Your ex's premium decreases by the teen surcharge amount prorated to the date the teen moved out. Your premium increases by the full teen surcharge prorated forward to your policy renewal date. Neither insurer refunds or bills the full annual amount — the adjustment appears as a credit or additional premium due on the next billing cycle.
Failing to report the residency change within 30 days creates a coverage gap. If the teen has an accident during the window when they live with you but remain rated on your ex's policy, both carriers can deny the claim: your ex's carrier because the teen no longer resides at the garaging address, and your carrier because the teen was never disclosed as a household member.
How Vehicle Choice Affects Which Parent Should Carry Coverage
The teen surcharge applies to the most expensive vehicle they have regular access to, not the vehicle they drive most often. If your teen alternates between your 2015 Honda Civic and your ex-spouse's 2022 BMW X5, the carrier rating your ex's policy calculates the teen surcharge based on the X5's replacement cost and liability exposure.
Some divorced parents reduce combined insurance costs by having the teen primarily drive a vehicle insured under the lower-risk parent's policy. A parent with no violations, a clean claim history, and a multi-vehicle discount typically sees a smaller teen surcharge percentage increase than a parent with a recent at-fault accident or a single-vehicle policy.
If feasible, titling an older paid-off vehicle in the teen's name and insuring it under the lower-risk parent's policy with liability-only coverage costs less than adding the teen as a rated driver on a financed vehicle requiring full coverage.

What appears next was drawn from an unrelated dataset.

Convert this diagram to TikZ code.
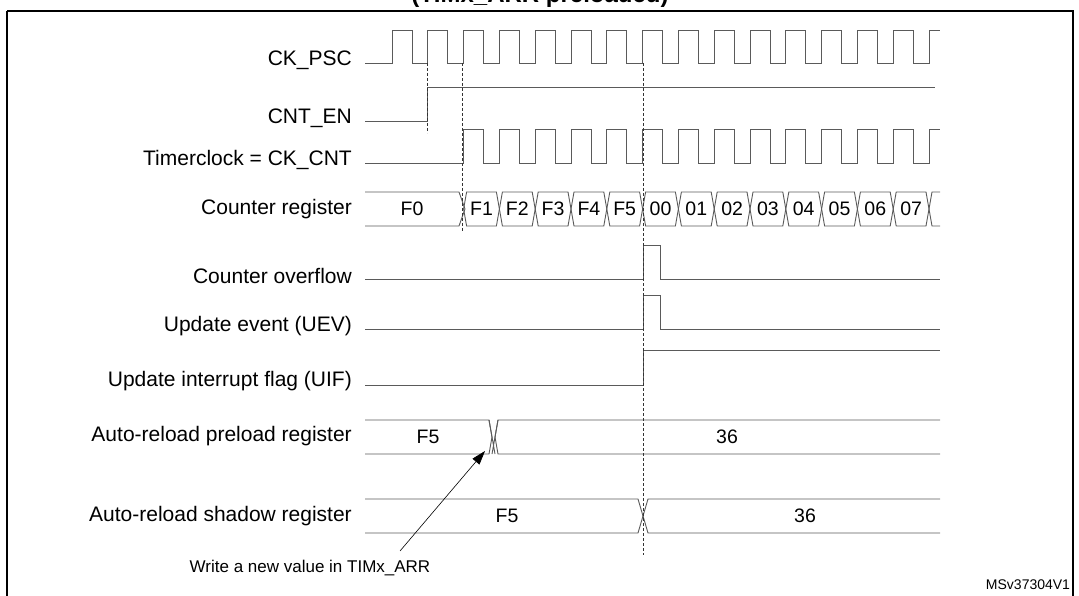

A 2010 sedan with $100,000/$300,000 liability and no collision costs $180–$280/month for a rated teen in suburban New York, compared to $320–$480/month when adding the same teen to a 2021 SUV with comprehensive and collision.
Coordinating Good Student and Telematics Discounts Across Households
New York does not mandate the good student discount, but most major carriers offer 8–22% premium reductions for teens maintaining a B average or 3.0 GPA. The discount applies only to the policy where the teen is a rated driver — your ex cannot claim it on their policy if the teen is rated on yours.
The discount requires documentation every six months: a report card, transcript, or school-issued letter verifying GPA. If your teen attends school near your ex's residence but lives with you, you must coordinate with your ex or the school to obtain the documentation before each policy renewal. Missing the submission deadline removes the discount mid-policy without proactive notification from most carriers.
Telematics programs like Snapshot (Progressive) or DriveEasy (GEICO) reduce teen surcharges by 10–30% based on monitored driving behavior. These programs work across households only if the teen drives the same vehicle consistently. A teen who alternates between two parents' vehicles in different households cannot participate effectively because the monitoring device or app tracks one vehicle or one phone, not the driver across multiple cars.